Asked if endorsements — or the lack thereof — from high-profile blacks such as the president, former Democratic governor L. Douglas Wilder and BET Networks co-founder Sheila Johnson have any bearing on the candidate they have decided to support, most people said no.

Milondra Coleman, 38, a teacher who lives in Richmond, said that “you need to find out who you are voting for, be independent, not unduly influenced by national, state and entertainment figures.”

Mr. Wilder publicly announced that he wasn’t going to endorse either candidate for governor, but in a statement he specifically said he wasn’t endorsing Mr. Deeds because of his views on guns and taxes. Mr. Wilder’s non-endorsement of Mr. Deeds might not have been clear to everyone; one man said he’s waiting for Mr. Wilder to make his traditional last-minute endorsement of the Democratic candidate.

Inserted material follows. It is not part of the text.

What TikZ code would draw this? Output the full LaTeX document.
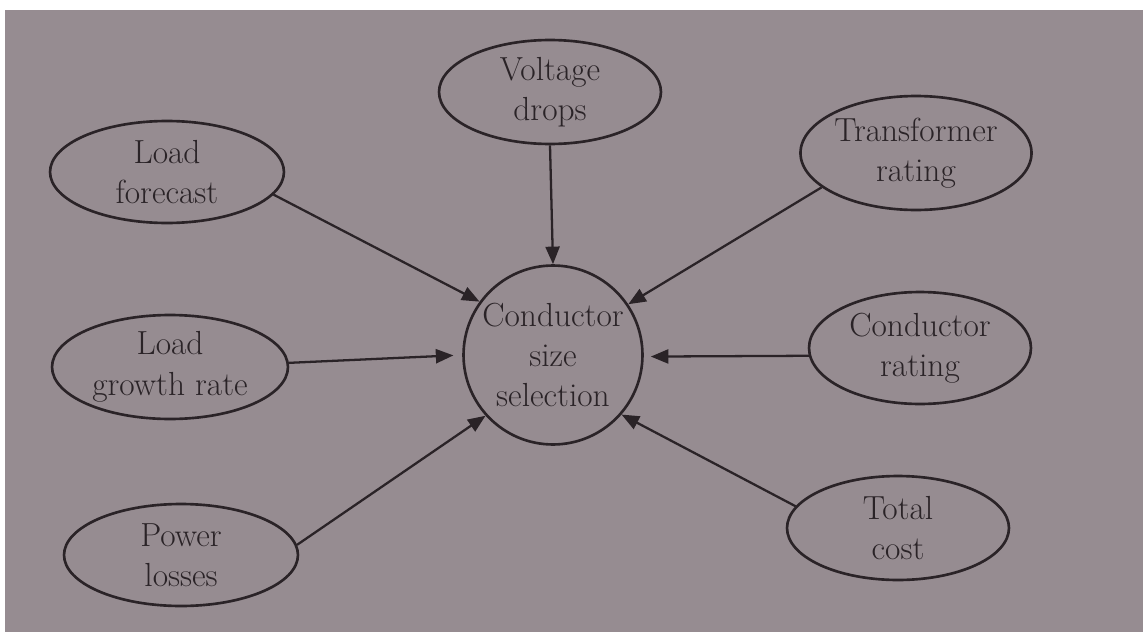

Roger Cox, 61, who owns a heating and cooling company in Charles County, said he was disappointed in Mr. Wilder’s decision.

“He was all for the Democratic ticket when he was running for office, and he [doesn’t] know. Sometimes, it’s not the person,” he said.

Ms. Johnson has been publicly campaigning for Mr. McDonnell and also appears in a television advertisement.

President Obama is campaigning in Norfolk at Old Dominion University on Tuesday for Mr. Deeds. In August, he headlined a rally in Northern Virginia for the candidate. Democrats have launched an advertising campaign featuring Mr. Obama in a television ad airing in the Richmond and Hampton Roads markets. Additionally, they sent e-mails signed by the president to a network of supporters.

Over the weekend, both candidates spent time in areas with high concentrations of black voters.

But the question of being able to get out the vote remains. Ms. Coleman said she barely heard about the NAACP event. “I wish it had been publicized more. I put it on Facebook.”

She added that this year’s election certainly doesn’t have the same kind of excitement as the 2008 presidential race.

“You could feel it in the air last year,” she said. “That hasn’t been reproduced this year, and it’s more important to vote for state government. The level of excitement just isn’t the same.”

Her friend, Sharon Mosley, 28, is hopeful. “Maybe the Obama visit will hype it up,” she said.